Although the grand motet was distinct from the early 13th-century motet, bar the use of Latin text, they too combine elements of secular and sacred nature. By incorporating theatrical elements of French spectacle and concerto elements inherited from Italian music, the French grand motet became the archetypal genre of the Versailles style, the "ne plus ultra of French Baroque music." As a grandiose genre, the grand motet "took on the aspects of a sacred concert right from its inception," lacking the liturgical significance of the first motets, serving to signify the grandeur associated with the monarchy.

These grand motets extend and elaborate upon preexisting conventions; they epitomize Versailles style and are lengthier and more musically interesting than their forerunners. The motet Versaillais, which reached its apex under the talent of Michel Richard Delalande, is characterized by its unprecedented length (Lully's Te Deum, for instance, has over 1200 bars) and a sectional structure that incorporates the alternation of a grand choeur with a petit choeur composed of (at least) four soloists.

==From court to concert==
The first generation of grands motets, the works of Henry Du Mont, were purely royal occasions. However, after the death of Louis XIV the crown became less proprietary with grands motets and the genre, and specifically the works of Delalande, moved into the Concert spirituel from the first concert on 18 March 1725. Composers who may not have often been heard at court wrote grands motets for a new audience.

==The composers==
Virtually all major, and some minor, composers of the French baroque tried their hand at the genre, but only performance at court or, later, the Concert spirituel conferred approval.
- Jean-Baptiste Lully - produced some very grand, and operatic, grands motets.
- Henry Du Mont - the composer who established the conventions of the genre at the Chapelle royale
- Pierre Robert - not as prolific as Du Mont or later Delalande, but 24 grand motets of Robert were printed by order of the king, in folio with those of Du Mont and some of Lully, in 1684, the year of Robert and Du Mont's retirement.
- Marc-Antoine Charpentier - as prolific as Delalande
- Michel Richard Delalande - as many as 70 grands motets
- Pascal Collasse - mainly lost
- Henri Desmarets - under his own name which survive, and also some, more scandalously, for Nicolas Goupillet, which are lost.
- Charles-Hubert Gervais - 42 grand motets, several received at the Concert spirituel
- François Couperin - the master of the petit genre, Couperin also composed as many as 12 grands motets, all of which are lost.
- Antoine Blanchard - 11 grands motets.
- Sébastien de Brossard - produced several grands motets, but in his role as an important music theorist of the French baroque he ignored any distinction between grands and petits motets in his writing.
- Jean Gilles - 24 surviving grands motets
- André Campra - five published grand motets, one with a marked Italian influence
- Nicolas Bernier - 36 motets "pour l'usage de la Chapelle du Roy" are recorded in his will, but only 11 grands motets have survived.

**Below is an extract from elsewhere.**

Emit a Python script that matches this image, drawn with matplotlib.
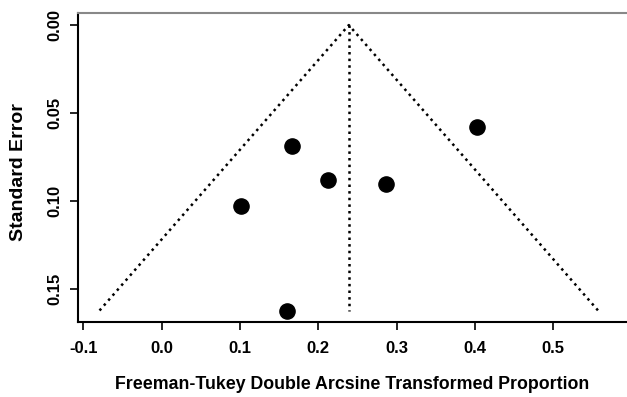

His grands motets and Te Deum were still in the repertoire at the Concert spirituel until the last concert in May 1790, and the French Revolution. His motets feature the five-part chorus doubled by the orchestra, and are harmonically more conservative than those of Charpentier and Delalande.
- Jean-Joseph de Mondonville - the favourite of the Concert spirituel in the years after Delalande, but after the 1740s the interest of the Concert spirituel began to turn to the works of Haydn.
- Jean-Philippe Rameau - only four survive.